Гуманизм имеет в виду человека, которого советская риторика свела к двум: лидеру-генсеку и герою, отдающему за него свою жизнь (благополучие, свободу, удобства и пр.).
Эта линия имела скрытый ницшеанский характер. Она была и антихристианской, и антично-героической, и дионисийской. Дионисийское приписывалось хору, в роли которого в сталинской культуре выступали пресловутые молчащие «массы». Идеальной целью декларируемой идеологии было благо человека как элемента этой массы. Практически же этот человек подвергался изнасилованию и этим уподоблялся Природе, от которой не ждали ни милости, ни согласия на насилие.

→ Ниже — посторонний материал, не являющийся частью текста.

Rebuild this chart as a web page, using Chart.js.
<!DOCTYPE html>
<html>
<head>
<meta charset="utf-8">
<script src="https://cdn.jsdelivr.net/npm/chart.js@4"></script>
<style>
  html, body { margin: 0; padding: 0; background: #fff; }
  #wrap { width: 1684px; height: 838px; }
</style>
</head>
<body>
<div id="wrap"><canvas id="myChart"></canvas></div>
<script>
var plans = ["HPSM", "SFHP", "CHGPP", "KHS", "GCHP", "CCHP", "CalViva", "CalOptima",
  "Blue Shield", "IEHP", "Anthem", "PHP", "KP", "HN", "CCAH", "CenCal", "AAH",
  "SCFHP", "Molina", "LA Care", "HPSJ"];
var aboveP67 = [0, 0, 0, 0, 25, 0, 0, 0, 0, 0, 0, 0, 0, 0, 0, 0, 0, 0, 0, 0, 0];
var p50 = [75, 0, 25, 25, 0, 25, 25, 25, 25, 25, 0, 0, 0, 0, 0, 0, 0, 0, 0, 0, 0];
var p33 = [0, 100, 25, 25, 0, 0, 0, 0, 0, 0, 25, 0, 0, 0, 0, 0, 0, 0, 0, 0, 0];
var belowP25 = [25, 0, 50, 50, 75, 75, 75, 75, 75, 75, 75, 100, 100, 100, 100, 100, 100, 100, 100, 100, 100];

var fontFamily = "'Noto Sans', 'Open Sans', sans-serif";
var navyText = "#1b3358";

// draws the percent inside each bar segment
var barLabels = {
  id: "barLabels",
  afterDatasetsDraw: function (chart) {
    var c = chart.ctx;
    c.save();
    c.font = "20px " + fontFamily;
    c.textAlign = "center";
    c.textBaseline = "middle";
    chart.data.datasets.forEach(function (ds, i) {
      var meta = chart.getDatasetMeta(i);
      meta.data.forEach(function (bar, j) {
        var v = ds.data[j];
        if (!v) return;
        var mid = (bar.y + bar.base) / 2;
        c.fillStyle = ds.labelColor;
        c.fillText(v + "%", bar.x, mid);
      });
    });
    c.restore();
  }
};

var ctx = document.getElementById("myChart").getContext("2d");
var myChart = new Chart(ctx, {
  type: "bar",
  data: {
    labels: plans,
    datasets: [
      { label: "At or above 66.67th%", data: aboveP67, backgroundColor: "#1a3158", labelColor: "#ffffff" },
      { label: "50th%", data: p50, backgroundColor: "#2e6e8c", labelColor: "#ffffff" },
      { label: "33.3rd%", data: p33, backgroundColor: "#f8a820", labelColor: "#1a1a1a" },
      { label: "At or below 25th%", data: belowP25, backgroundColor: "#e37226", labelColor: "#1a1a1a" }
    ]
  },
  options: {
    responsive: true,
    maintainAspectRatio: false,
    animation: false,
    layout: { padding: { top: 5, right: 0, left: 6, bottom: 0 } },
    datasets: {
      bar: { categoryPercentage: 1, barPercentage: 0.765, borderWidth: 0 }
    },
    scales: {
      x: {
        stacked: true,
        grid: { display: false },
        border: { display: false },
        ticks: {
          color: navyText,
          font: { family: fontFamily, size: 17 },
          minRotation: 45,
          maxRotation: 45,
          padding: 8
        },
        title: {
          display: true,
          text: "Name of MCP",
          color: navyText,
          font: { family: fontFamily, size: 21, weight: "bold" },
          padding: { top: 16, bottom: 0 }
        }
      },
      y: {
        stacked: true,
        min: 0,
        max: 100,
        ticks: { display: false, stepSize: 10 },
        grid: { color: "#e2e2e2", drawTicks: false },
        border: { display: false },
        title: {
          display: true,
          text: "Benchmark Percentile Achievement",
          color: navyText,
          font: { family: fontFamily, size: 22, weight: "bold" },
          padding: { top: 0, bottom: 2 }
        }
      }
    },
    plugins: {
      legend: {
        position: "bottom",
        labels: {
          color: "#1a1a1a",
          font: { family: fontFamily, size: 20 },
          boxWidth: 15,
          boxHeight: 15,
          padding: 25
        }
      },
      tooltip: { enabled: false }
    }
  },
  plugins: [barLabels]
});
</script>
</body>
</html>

Чтобы преодолеть это досадное различие, самим массам приписывалось стремление жертвовать собой во имя себя самой – с отнесением продуктов этой жертвы в будущее. Тут христианская идея жертвенности опять возвращалась с черного хода в социалистическую идеологию. Человек из массы горел желанием отдать свою жизнь – то ли в труде, то ли на войне – во имя будущего райского блаженства («город-сад» – милая провинциальная утопия английского чиновника).

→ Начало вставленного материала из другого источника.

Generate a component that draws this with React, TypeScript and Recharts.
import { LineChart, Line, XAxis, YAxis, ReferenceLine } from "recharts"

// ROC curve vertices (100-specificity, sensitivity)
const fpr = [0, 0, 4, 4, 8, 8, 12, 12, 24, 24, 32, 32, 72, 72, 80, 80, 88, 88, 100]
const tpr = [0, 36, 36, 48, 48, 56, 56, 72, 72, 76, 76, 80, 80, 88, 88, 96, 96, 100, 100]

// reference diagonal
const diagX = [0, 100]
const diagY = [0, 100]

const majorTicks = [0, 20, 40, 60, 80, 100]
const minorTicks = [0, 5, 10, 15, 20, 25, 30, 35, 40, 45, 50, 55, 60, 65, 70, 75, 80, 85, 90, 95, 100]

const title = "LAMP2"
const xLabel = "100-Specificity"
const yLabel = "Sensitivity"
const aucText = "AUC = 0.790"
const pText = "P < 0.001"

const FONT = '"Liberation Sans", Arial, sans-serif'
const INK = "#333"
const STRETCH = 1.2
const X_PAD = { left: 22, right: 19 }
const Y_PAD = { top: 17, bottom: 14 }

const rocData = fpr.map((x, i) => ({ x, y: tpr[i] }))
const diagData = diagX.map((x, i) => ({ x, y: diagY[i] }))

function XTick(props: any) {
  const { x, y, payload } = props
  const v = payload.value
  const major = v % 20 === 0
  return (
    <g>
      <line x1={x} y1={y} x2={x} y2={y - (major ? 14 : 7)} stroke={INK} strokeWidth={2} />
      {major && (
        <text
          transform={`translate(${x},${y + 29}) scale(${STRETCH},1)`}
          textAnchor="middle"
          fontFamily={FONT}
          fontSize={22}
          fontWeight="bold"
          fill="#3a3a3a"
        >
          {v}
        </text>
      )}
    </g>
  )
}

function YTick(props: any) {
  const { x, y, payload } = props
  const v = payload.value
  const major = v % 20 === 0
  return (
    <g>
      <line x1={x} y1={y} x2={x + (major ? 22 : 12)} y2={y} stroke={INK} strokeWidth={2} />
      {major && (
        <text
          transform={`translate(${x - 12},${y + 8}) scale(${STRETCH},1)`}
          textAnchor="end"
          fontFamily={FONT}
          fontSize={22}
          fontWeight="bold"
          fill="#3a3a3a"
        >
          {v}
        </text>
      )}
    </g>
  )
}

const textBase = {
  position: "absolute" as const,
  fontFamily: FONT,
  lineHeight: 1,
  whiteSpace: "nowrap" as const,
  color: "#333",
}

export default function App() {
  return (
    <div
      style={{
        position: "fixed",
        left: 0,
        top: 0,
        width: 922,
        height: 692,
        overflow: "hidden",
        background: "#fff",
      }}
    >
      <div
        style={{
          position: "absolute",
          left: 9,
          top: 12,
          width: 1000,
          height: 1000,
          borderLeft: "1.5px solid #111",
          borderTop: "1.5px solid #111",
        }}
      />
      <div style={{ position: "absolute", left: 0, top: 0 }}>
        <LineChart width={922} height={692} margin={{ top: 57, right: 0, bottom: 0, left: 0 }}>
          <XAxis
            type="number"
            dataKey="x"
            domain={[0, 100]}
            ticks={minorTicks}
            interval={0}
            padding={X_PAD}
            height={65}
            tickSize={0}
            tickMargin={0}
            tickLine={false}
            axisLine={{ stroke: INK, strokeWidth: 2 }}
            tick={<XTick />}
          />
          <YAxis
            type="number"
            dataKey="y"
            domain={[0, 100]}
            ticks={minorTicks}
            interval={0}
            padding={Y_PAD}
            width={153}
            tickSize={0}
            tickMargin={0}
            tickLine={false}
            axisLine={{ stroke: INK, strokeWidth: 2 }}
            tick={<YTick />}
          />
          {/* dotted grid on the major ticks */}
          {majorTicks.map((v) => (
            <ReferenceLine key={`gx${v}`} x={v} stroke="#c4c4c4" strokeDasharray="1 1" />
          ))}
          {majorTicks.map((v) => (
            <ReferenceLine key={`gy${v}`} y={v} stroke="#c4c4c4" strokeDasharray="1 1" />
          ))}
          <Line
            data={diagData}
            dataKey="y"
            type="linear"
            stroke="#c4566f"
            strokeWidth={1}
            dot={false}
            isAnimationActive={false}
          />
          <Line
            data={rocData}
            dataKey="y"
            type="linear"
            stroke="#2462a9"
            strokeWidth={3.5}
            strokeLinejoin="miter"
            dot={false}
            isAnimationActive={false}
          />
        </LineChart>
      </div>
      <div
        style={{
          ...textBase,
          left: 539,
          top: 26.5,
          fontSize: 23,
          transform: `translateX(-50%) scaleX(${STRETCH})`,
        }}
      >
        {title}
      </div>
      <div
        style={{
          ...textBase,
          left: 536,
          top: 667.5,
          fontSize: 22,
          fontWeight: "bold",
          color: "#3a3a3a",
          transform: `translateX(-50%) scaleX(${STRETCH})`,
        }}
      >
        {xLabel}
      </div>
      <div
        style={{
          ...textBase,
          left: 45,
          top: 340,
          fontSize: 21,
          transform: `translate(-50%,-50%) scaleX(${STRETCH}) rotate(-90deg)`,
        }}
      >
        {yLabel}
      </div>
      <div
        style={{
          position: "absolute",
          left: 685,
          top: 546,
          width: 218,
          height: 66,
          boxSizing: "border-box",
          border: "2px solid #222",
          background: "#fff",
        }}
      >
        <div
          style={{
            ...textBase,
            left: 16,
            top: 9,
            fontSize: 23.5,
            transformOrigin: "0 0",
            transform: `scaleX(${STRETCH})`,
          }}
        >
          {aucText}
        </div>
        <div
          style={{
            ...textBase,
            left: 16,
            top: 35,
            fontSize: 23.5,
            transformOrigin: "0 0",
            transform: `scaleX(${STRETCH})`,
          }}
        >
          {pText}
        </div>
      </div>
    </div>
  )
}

Но индивидуальные представители массы в тех случаях, когда кроме возможности умереть в труде и в бою с именем Сталина на устах, им давали еще и слово, – изобретали способы порабощения и репрессий этой массы – либо в утопических городах Солнца (Леонидов), либо в лагерях за Полярным кругом, где солнце то ли не всходило, то ли не заходило.

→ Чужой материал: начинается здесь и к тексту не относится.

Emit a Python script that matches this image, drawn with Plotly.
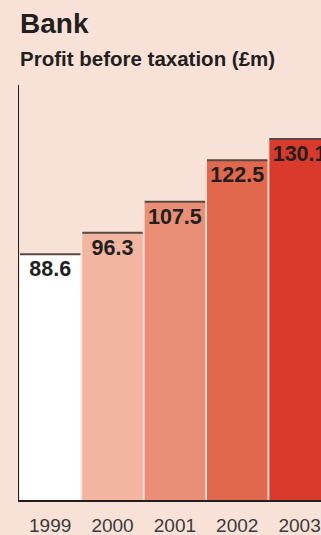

Гражданская война незаметно превратилась с социалистическое строительство военных сооружений и заводов, наподобие строительства римских военных лагерей. А критикам досталась роль комиссаров, капелланов, трубачей и барабанщиков в этом военно-трудовом энтузиазме. Так что энтузиазм стахановцев непосредственным образом превращался в риторический энтузиазм идеологов и критиков, поэтов и прозаиков.
Диалектика борьбы с вредителями (еретиками) за осуществление указаний бога-вождя позволяла постоянно менять их конкретные воплощения, вчерашних героев превращать в шпионов, а энтузиазм выделился в особый риторический строй всей экзальтированной риторики. Экзальтация становилась логической категорией, так как именно она убеждала и побеждала сомнение и сопротивление. Вся конкретика при этом может быть вынесена за скобки. В сущности, безразлично с излишествами или без оных, с геометрией или с орнаментом, с городом или с деревней – не важно – риторика перемалывала все это с равным энтузиазмом.
****
Казалось бы, на этом проблематика советской архитектурной критики исчерпана. Но нет.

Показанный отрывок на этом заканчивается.